I think many of us, especially those born past World War II in the USA, have trouble accepting the reality of worldwide democratic recession, or even the plain fact that our own country experienced its very first violent rather than peaceful transition of power just twelve months ago. We’re blinkered by our myths. But as economist Paul Krugman put it shortly after 9/11, we’ve been so busy trying to avoid the world’s bad neighborhoods we forgot that we live in one, too.
With all due respect to MLK, I dislike hearing people today quote his bit about the arc of moral history bending toward justice. I find it hard to reckon this fundamentally religious notion with facts on the ground. In the philosophy business, this kind of thinking is called teleology: a belief system in which today’s struggles lead inevitably to progress. It’s a dangerous habit of mind. Democratic progress—or even survival— is not assured to any nation.
I understand that in the fight for freedom, justice, fairness, and human rights, it’s critically important to believe in some form of transcendence, to keep one’s eyes on the prize. But let’s not gloss over the exact nature of the problem: people with enormous power will stop at nothing to keep and expand it, or grab it back when they feel it slipping. I’ve been watching the Neo-Confederacy “win the peace” my entire life, beginning most glaringly when Ronald Reagan chose a county fair near Philadelphia, Mississippi—the town where Civil Rights activists Chaney, Goodman, and Schwerner were murdered by the KKK just 16 years earlier—to stump on behalf of state’s rights. It was 1980, I was 15 and part of a highly politically aware social clique in an excellent private high school, and I understood immediately what Reagan’s dog whistle meant. More so than plenty of adults I knew.

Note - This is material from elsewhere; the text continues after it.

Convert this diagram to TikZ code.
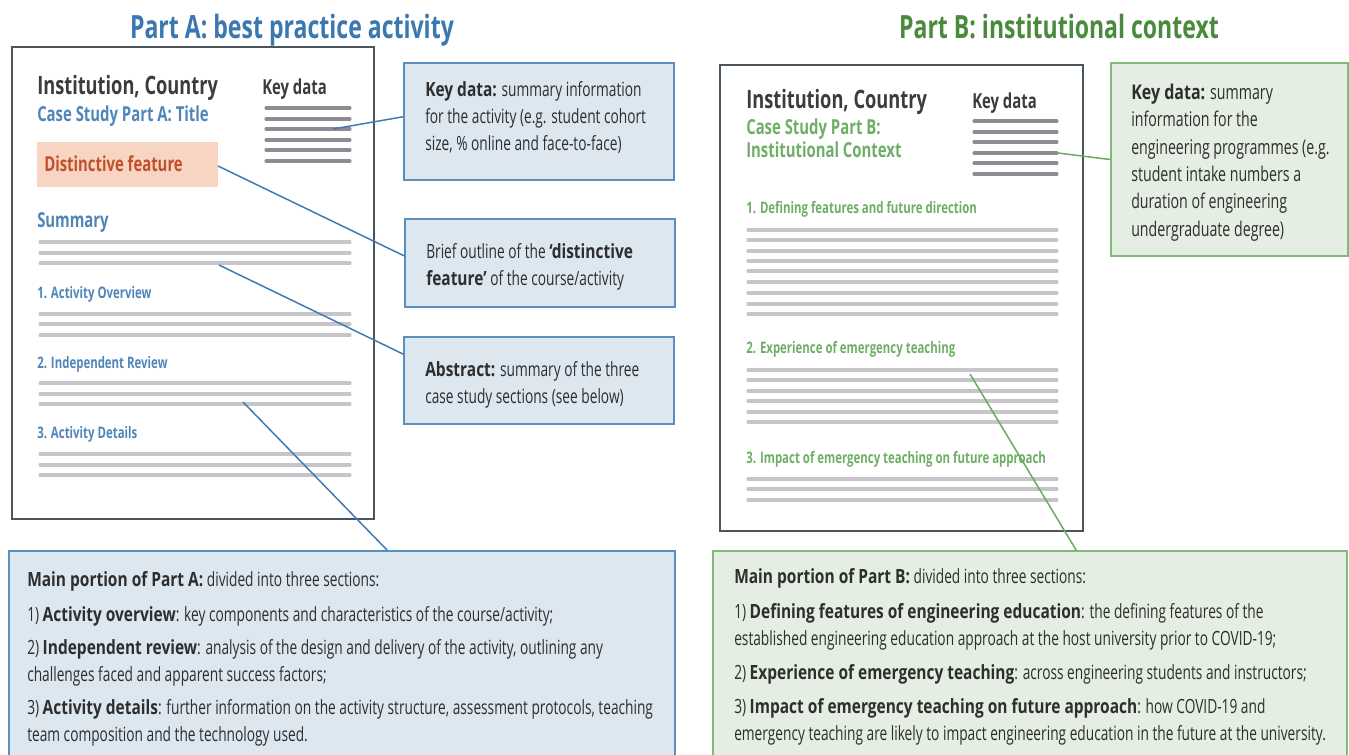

As many a professional pundit has now noted, today’s Trumpers/GOP extremists don’t need Reaganesque dog whistles; they will openly admit that universal enfranchisement means Republicans of an extremist nature, i.e. pretty much all of them today, will not win elections. That’s because we are not, despite the seeming evidence, a far-right or theocratic nation, not by population numbers. We are an under-educated, terribly propagandized, myopic nation with more or less progressive ideals, held hostage by religious zealots, white supremacists, bad laws or good ones unenforced, and insanely wealthy celebrity CEOs.
Today, with neither the Senate nor the Supreme Court fully willing to uphold, protect, and enshrine voting for all Americans, especially our long-disenfranchised black and brown citizens; with our federal legal and legislative systems unable to wrap their arms fully around the violent insurrection attempt a year ago; with a level of uncontainable wealth- and power-hoarding by a few hundred families…it is hard to imagine a deep and genuine democratic revival.
(For a bit more information on this, see this recent Rolling Stone article about the doomed Voting Rights Act.)
I’m sorry for this bummer of a message. I’m refusing to sugarcoat it because this year, 2022, is an election year. There’s no waiting for 2024. Turnout in non-presidential years tends to be abysmal, and low turnout favors the retrograde forces that would make us over into a theocratic corporatocracy for good. The belief that only presidential elections matter is not democratic thinking, it’s a reversion to the ancient habit of believing that One Man will save and protect us. It is quasi-religion, it is celebrity worship, and it will never take the place of the boring, messy, slow work of democratic participation. Yes, we need ethical, effective, and visionary leaders. But they need us, too.
Forget about 2024. Start paying attention now.
I will funnel as much practical information this way as I can.